Source code of charts:
※ ※ ※
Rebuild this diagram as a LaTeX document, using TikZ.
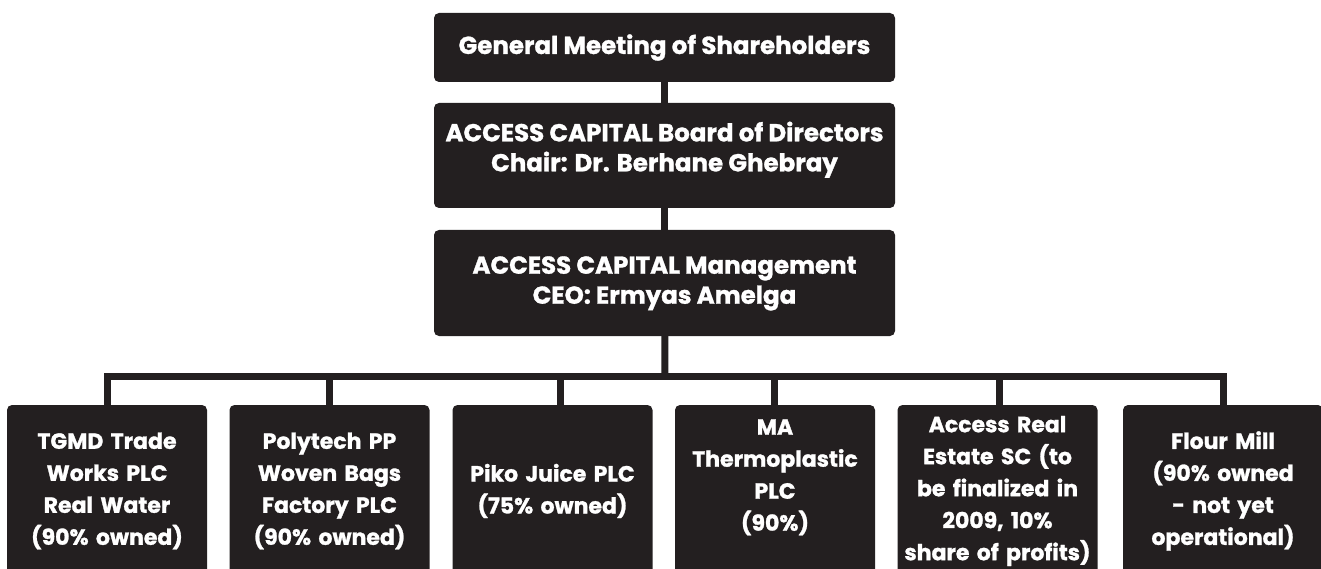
\documentclass[tikz,border=0pt]{standalone}
\usepackage{fontspec}
\setmainfont{Poppins}[BoldFeatures={FakeBold=1.2}]
\usetikzlibrary{shapes}
\definecolor{chartink}{HTML}{231F20}
\tikzstyle{bx}=[rectangle,rounded corners=5pt,fill=chartink,text=white,font=\fontsize{24.5}{30}\selectfont\bfseries,align=center,inner sep=0pt]
\tikzstyle{top}=[bx,minimum width=461pt]
\tikzstyle{sub}=[bx,minimum width=200pt,minimum height=172pt,text width=196pt,font=\fontsize{22}{32}\selectfont\bfseries]
\tikzstyle{ln}=[draw=chartink,line width=7pt,line join=miter]

\begin{document}
\begin{tikzpicture}[x=1pt,y=-1pt]
\useasboundingbox (0,0) rectangle (1321,569);
\clip (0,0) rectangle (1321,569);
\node[top,minimum height=69pt] (gm) at (664.5,47.5) {General Meeting of Shareholders};
\node[top,minimum height=105pt] (bd) at (664.5,155.5) {ACCESS CAPITAL Board of Directors\\Chair: Dr. Berhane Ghebray\\[-12pt]\mbox{}};
\node[top,minimum height=106pt] (mg) at (664.5,283) {ACCESS CAPITAL Management\\CEO: Ermyas Amelga\\[-24pt]\mbox{}};
\node[sub] (tgmd) at (107,491) {TGMD Trade\\Works PLC\\Real Water\\(90\% owned)};
\node[sub] (poly) at (329.5,491) {Polytech PP\\Woven Bags\\Factory PLC\\(90\% owned)};
\node[sub] (piko) at (552.5,491) {Piko Juice PLC\\(75\% owned)};
\node[sub] (ma) at (775,491) {MA\\Thermoplastic\\PLC\\(90\%)\\\mbox{}};
\node[sub] (are) at (997.5,491) {Access Real\\Estate SC (to\\be finalized in\\2009, 10\%\\share of profits)};
\node[sub] (flour) at (1223,491) {Flour Mill\\(90\% owned\\- not yet\\operational)};
\coordinate (bus) at (665,376);
\draw[ln] (gm) -- (bd);
\draw[ln] (bd) -- (mg);
\draw[ln] (mg) -- (bus);
\draw[ln] (tgmd.north) |- (bus) -| (flour.north);
\draw[ln] (poly.north) -- (poly.north |- bus);
\draw[ln] ([xshift=7.5pt]piko.north) -- ([xshift=7.5pt]piko.north |- bus);
\draw[ln] ([xshift=-1pt]ma.north) -- ([xshift=-1pt]ma.north |- bus);
\draw[ln] ([xshift=1.5pt]are.north) -- ([xshift=1.5pt]are.north |- bus);
\end{tikzpicture}
\end{document}
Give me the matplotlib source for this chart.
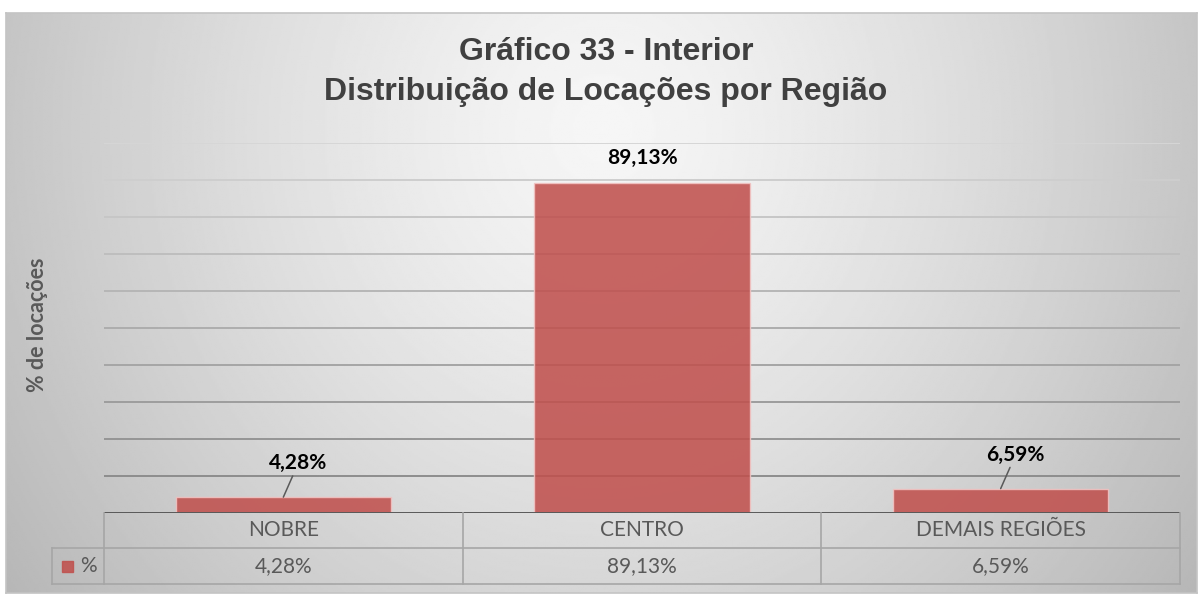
import matplotlib

matplotlib.use("Agg")
import matplotlib.pyplot as plt
import matplotlib.transforms as mtransforms
import numpy as np

# data
categories = ["NOBRE", "CENTRO", "DEMAIS REGIÕES"]
values = [4.28, 89.13, 6.59]
value_labels = ["4,28%", "89,13%", "6,59%"]
series_name = "%"
title = "Gráfico 33 - Interior\nDistribuição de Locações por Região"
ylabel = "% de locações"

W, H = 1199, 594
BAR = "#C0504D"
TXT = "#595959"


def fx(px):
    return px / W


def fy(py):
    return 1 - py / H


fig = plt.figure(figsize=(W / 100, H / 100), dpi=100)

# chart area background: soft radial gradient
bg = fig.add_axes([fx(6), fy(593), fx(1191), (593 - 13) / H])
yy, xx = np.mgrid[0:300, 0:600]
r = np.sqrt(((xx - 300) / 300.0) ** 2 + ((yy - 60) / 330.0) ** 2)
shade = np.clip(0.965 - 0.19 * r ** 1.3, 0, 1)
bg.imshow(shade, cmap="gray", vmin=0, vmax=1, aspect="auto", extent=(0, 1, 0, 1), origin="upper")
bg.set_xlim(0, 1)
bg.set_ylim(0, 1)
bg.set_xticks([])
bg.set_yticks([])
for s in bg.spines.values():
    s.set_color("#c4c4c4")
    s.set_linewidth(1.2)
bg.set_zorder(0)

ax = fig.add_axes([fx(104), fy(513), fx(1180 - 104), (513 - 143) / H])
ax.set_zorder(1)
ax.patch.set_visible(False)
x = np.arange(len(categories))
ax.set_xlim(-0.5, len(categories) - 0.5)
ax.set_ylim(0, 100)

# gridlines get darker toward the bottom
for g in range(10, 101, 10):
    c = 0.52 + 0.32 * (g / 100.0)
    ax.axhline(g, color=(c, c, c), lw=1.4, zorder=1)
ax.axhline(0, color="#595959", lw=1.4, zorder=3)

ax.bar(x, values, width=0.6, color=BAR, alpha=0.87, edgecolor="#F2C4C3", linewidth=1.0, zorder=2)

ax.set_xticks([])
ax.set_yticks([])
for s in ax.spines.values():
    s.set_visible(False)

# data labels (small bars get a leader line)
for xi, v, lab in zip(x, values, value_labels):
    if v < 20:
        ax.annotate(lab, xy=(xi, v), xytext=(15, 34), textcoords="offset pixels",
                    ha="center", va="center", fontsize=15, fontweight="bold",
                    family="Lato", color="black", zorder=4,
                    arrowprops=dict(arrowstyle="-", color="#595959", lw=1.1,
                                    shrinkA=0, shrinkB=0))
    else:
        ax.annotate(lab, xy=(xi, v), xytext=(0, 25), textcoords="offset pixels",
                    ha="center", va="center", fontsize=15, fontweight="bold",
                    family="Lato", color="black", zorder=4)

# data table below the axis
trans = mtransforms.blended_transform_factory(ax.transData, fig.transFigure)
row1_top, row1_bot, row2_bot = fy(513), fy(548), fy(584)
line_kw = dict(color="#a6a6a6", lw=1.2, transform=trans, clip_on=False, zorder=3)
edges = np.arange(len(categories) + 1) - 0.5
for e in edges:
    ax.plot([e, e], [row1_top, row2_bot], **line_kw)
ax.plot([edges[0], edges[-1]], [row1_bot, row1_bot], **line_kw)
ax.plot([edges[0], edges[-1]], [row2_bot, row2_bot], **line_kw)
fig.add_artist(plt.Line2D([fx(52), fx(104)], [row1_bot, row1_bot], color="#a6a6a6", lw=1.2))
fig.add_artist(plt.Line2D([fx(52), fx(104)], [row2_bot, row2_bot], color="#a6a6a6", lw=1.2))
fig.add_artist(plt.Line2D([fx(52), fx(52)], [row1_bot, row2_bot], color="#a6a6a6", lw=1.2))

for xi, cat, lab in zip(x, categories, value_labels):
    ax.text(xi, (row1_top + row1_bot) / 2, cat, transform=trans, ha="center", va="center",
            fontsize=15, family="Lato", color=TXT, clip_on=False)
    ax.text(xi, (row1_bot + row2_bot) / 2, lab, transform=trans, ha="center", va="center",
            fontsize=15, family="Lato", color=TXT, clip_on=False)

# legend key in table
fig.add_artist(plt.Rectangle((fx(62), fy(572)), fx(11), 11 / H, color=BAR, alpha=0.87,
                             transform=fig.transFigure))
fig.text(fx(88), (row1_bot + row2_bot) / 2, series_name, ha="center", va="center",
         fontsize=15, family="Lato", color=TXT)

fig.text(fx(606), fy(72), title, ha="center", va="center", fontsize=23, fontweight="bold",
         family="Liberation Sans", color="#404040", linespacing=1.42)
fig.text(fx(37), fy(325), ylabel, rotation=90, ha="center", va="center", fontsize=15.5,
         fontweight="bold", family="Lato", color=TXT)

fig.savefig("out.png", dpi=100, facecolor="white")
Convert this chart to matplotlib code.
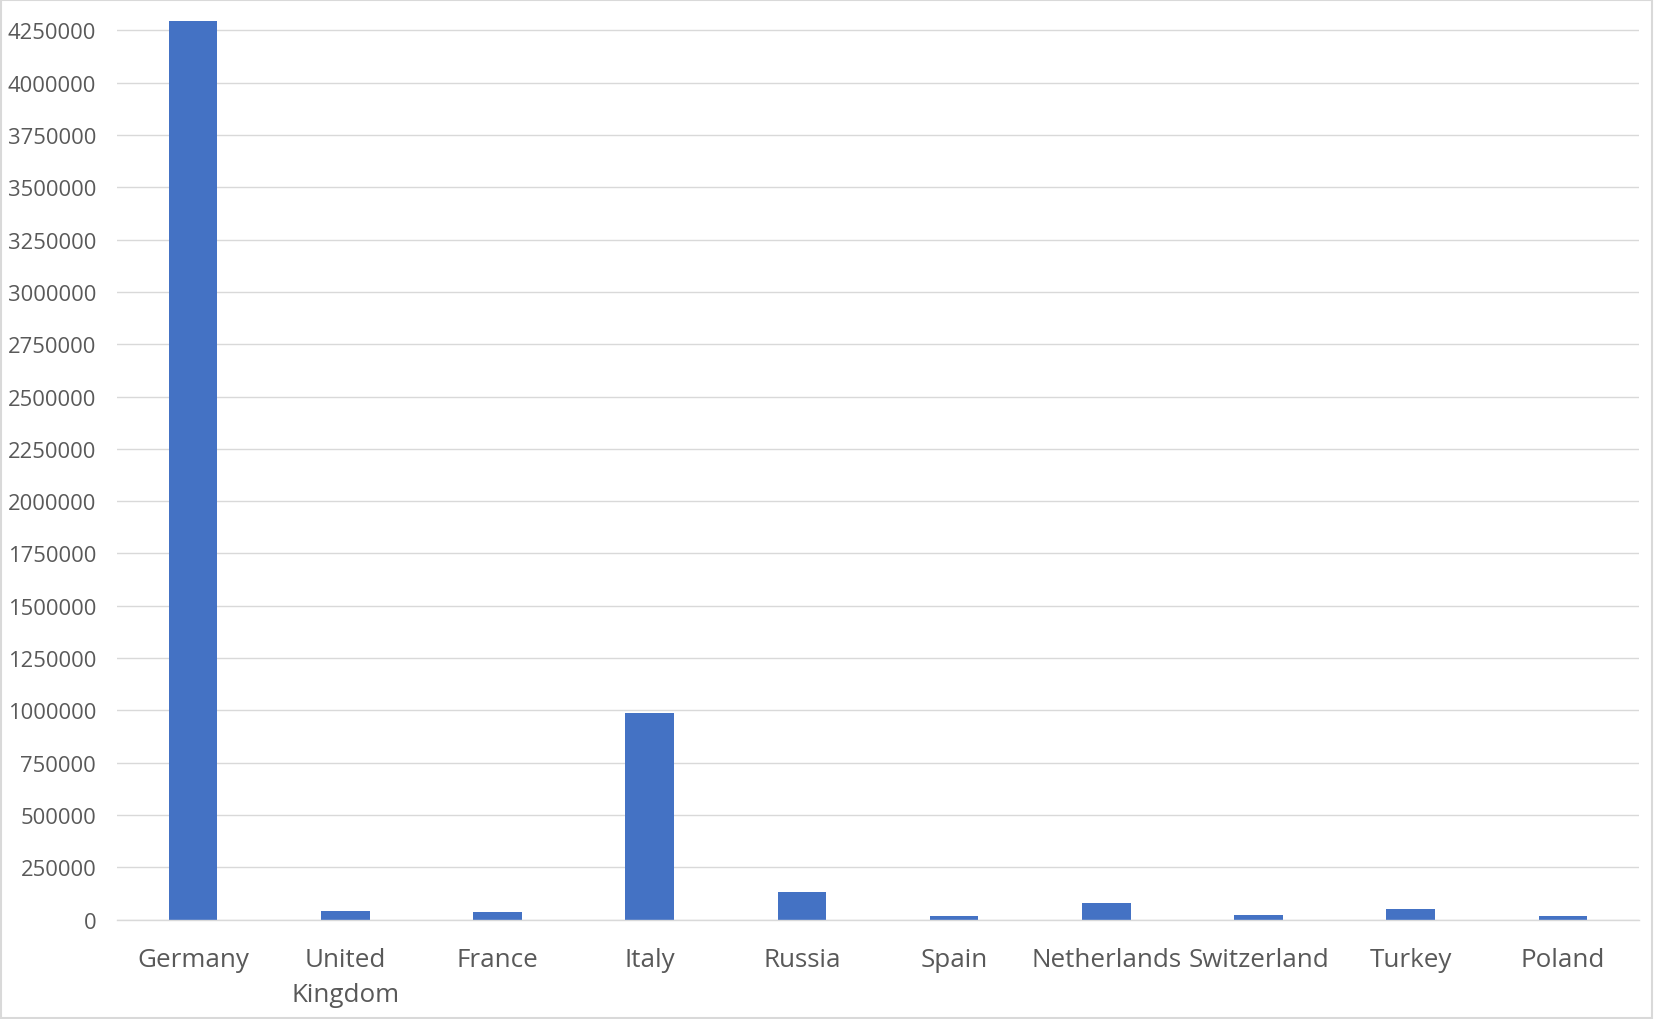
import matplotlib
matplotlib.use("Agg")
import matplotlib.pyplot as plt
from matplotlib.patches import Rectangle

countries = ["Germany", "United\nKingdom", "France", "Italy", "Russia", "Spain",
             "Netherlands", "Switzerland", "Turkey", "Poland"]
values = [4292000, 42000, 37000, 988000, 134000, 19000, 81000, 24000, 52500, 19000]
y_ticks = list(range(0, 4250001, 250000))

BAR = "#4472C4"
GRID = "#D9D9D9"
TEXT = "#595959"

plt.rcParams["font.family"] = ["Open Sans", "DejaVu Sans"]

fig = plt.figure(figsize=(16.54, 10.2), dpi=100)
ax = fig.add_axes([117 / 1654, 1 - 920.7 / 1020, (1639 - 117) / 1654, (920.7 - 20.8) / 1020])

x = range(len(countries))
ax.bar(x, values, width=0.32, color=BAR, zorder=3)

ax.set_xlim(-0.5, len(countries) - 0.5)
ax.set_ylim(0, 4300000)
ax.set_yticks(y_ticks)
ax.set_yticklabels([str(v) for v in y_ticks], fontsize=15.8, color=TEXT)
ax.set_xticks(list(x))
ax.set_xticklabels(countries, fontsize=18.7, color=TEXT, linespacing=1.5)
ax.tick_params(axis="both", length=0)
ax.tick_params(axis="y", pad=15)
ax.tick_params(axis="x", pad=20)

ax.grid(axis="y", color=GRID, linewidth=1.0, zorder=0)
for side in ["top", "right", "left"]:
    ax.spines[side].set_visible(False)
ax.spines["bottom"].set_color(GRID)
ax.spines["bottom"].set_linewidth(1.0)
ax.spines["bottom"].set_zorder(4)

# light chart-area border
fig.patches.append(Rectangle((0.0005, 0.001), 0.998, 0.998, transform=fig.transFigure,
                             fill=False, edgecolor=GRID, linewidth=1.5))

fig.savefig("out.png", dpi=100)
※ ※ ※
*Work to be completed*. Restate word for word only the lines from the one with "Convert this chart to matplotlib code." through the last line of the material, both included. Any picture should be left out.

*Answer for the task*.
Convert this chart to matplotlib code.
import matplotlib
matplotlib.use("Agg")
import matplotlib.pyplot as plt
from matplotlib.patches import Rectangle

countries = ["Germany", "United\nKingdom", "France", "Italy", "Russia", "Spain",
             "Netherlands", "Switzerland", "Turkey", "Poland"]
values = [4292000, 42000, 37000, 988000, 134000, 19000, 81000, 24000, 52500, 19000]
y_ticks = list(range(0, 4250001, 250000))

BAR = "#4472C4"
GRID = "#D9D9D9"
TEXT = "#595959"

plt.rcParams["font.family"] = ["Open Sans", "DejaVu Sans"]

fig = plt.figure(figsize=(16.54, 10.2), dpi=100)
ax = fig.add_axes([117 / 1654, 1 - 920.7 / 1020, (1639 - 117) / 1654, (920.7 - 20.8) / 1020])

x = range(len(countries))
ax.bar(x, values, width=0.32, color=BAR, zorder=3)

ax.set_xlim(-0.5, len(countries) - 0.5)
ax.set_ylim(0, 4300000)
ax.set_yticks(y_ticks)
ax.set_yticklabels([str(v) for v in y_ticks], fontsize=15.8, color=TEXT)
ax.set_xticks(list(x))
ax.set_xticklabels(countries, fontsize=18.7, color=TEXT, linespacing=1.5)
ax.tick_params(axis="both", length=0)
ax.tick_params(axis="y", pad=15)
ax.tick_params(axis="x", pad=20)

ax.grid(axis="y", color=GRID, linewidth=1.0, zorder=0)
for side in ["top", "right", "left"]:
    ax.spines[side].set_visible(False)
ax.spines["bottom"].set_color(GRID)
ax.spines["bottom"].set_linewidth(1.0)
ax.spines["bottom"].set_zorder(4)

# light chart-area border
fig.patches.append(Rectangle((0.0005, 0.001), 0.998, 0.998, transform=fig.transFigure,
                             fill=False, edgecolor=GRID, linewidth=1.5))

fig.savefig("out.png", dpi=100)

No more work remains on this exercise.